Food Relief for Pets Affected by Johannesburg Unrest

Tuesday, 20 May, 2008
Johannesburg, South Africa
Hundreds of dogs and cats left homeless and hungry after owners fled upsurges of unrest in areas of Johannesburg will get some relief from a substantial donation of food from Hill’s Pet Nutrition.
CLAW (Community Led Animal Welfare) which works in townships and informal settlements across Gauteng reports that companion animals were abandoned as their owners scrambled to flee the xenophobic violence that has spread across South Africa’s biggest city since last weekend.
“Under police guard CLAW was able to access Alexandra township (where the attacks began) towards the end of last week and is also working with human welfare ngos. Speaking to people who have fled the violence and those left behind, it is clear that we have an animal as well as a humanitarian crisis happening here,” said Cora Bailey, CLAW’s founder and Special Advisor to the International Fund for Animal Welfare’s Companion Animal programme.
“We’re hearing that many, many people left behind their pets and animals are now desperately hungry and in need of food. While it isn’t currently safe or possible for CLAW to go in and rescue the animals at present, we can arrange for food drops to keep them sustained until we can get into retrieve them.”
IFAW ( made contact with Hill’s Pet Nutrition and were immediately offered a substantial donation of more than half a ton of Hill’s pet food, to help alleviate the unfolding animal crisis.
“This is a time for action – and while we fully appreciate that the human crisis is a disaster, we believe that the owners of pets will take some comfort in knowing their animals are being fed while this appalling situation is sorted out,” said Rina Cronwright, Managing Director of Hill’s Pet Nutrition.

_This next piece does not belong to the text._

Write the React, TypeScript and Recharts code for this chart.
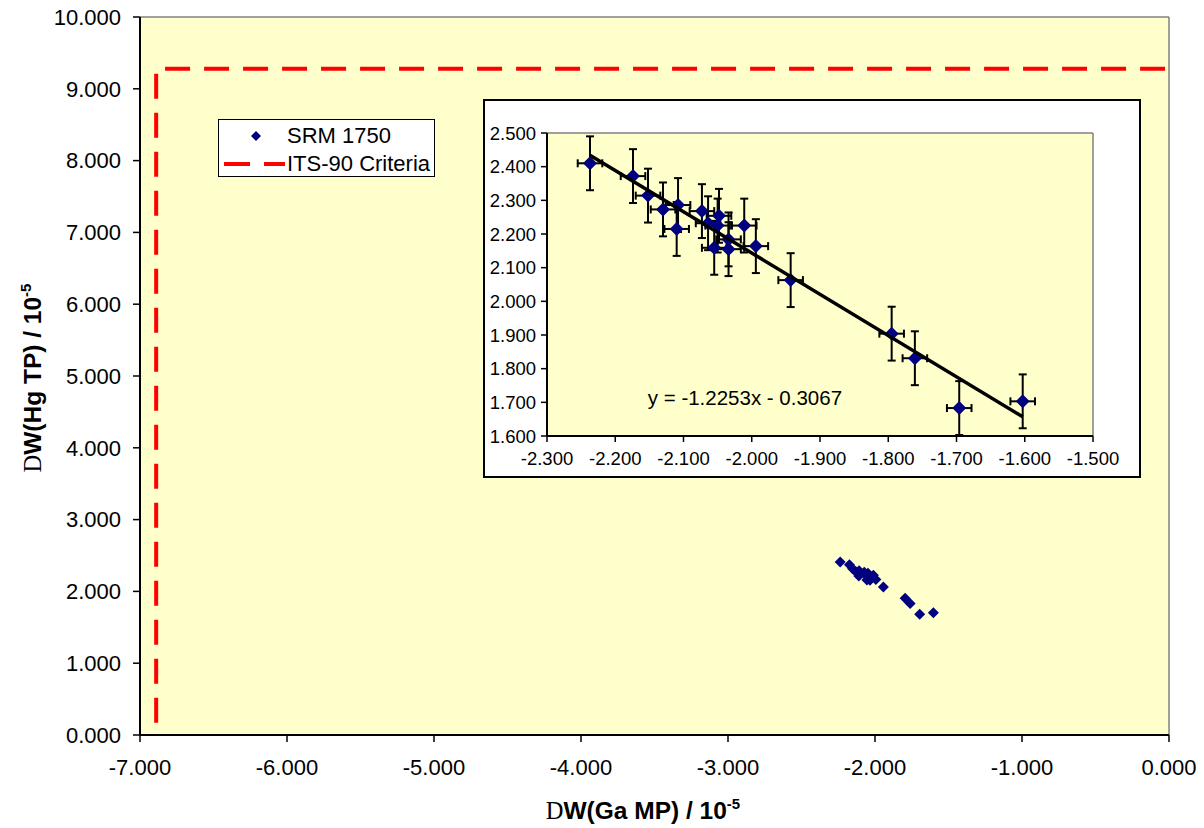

So far more than 10,000 foreign nationals from elsewhere in Africa have taken refuge at police stations, community halls and churches across after they were chased from their homes by mobs accusing them of being involved in criminality,  “stealing” jobs and corruptly obtaining housing – newspapers report that more than 24 people have been killed and hundreds injured in the crisis.
“Having to leave behind much loved pets in a rush to save their own lives is just another punishment inflicted on those who have had to escape from danger,” said Cora Bailey. “If it isn’t bad enough to lose literally everything to a xenophobic mob, having to lose the close animal bond is just added cruelty. CLAW wants to promise pet owners that they can rely on us to do everything possible to care for their dogs and cats.”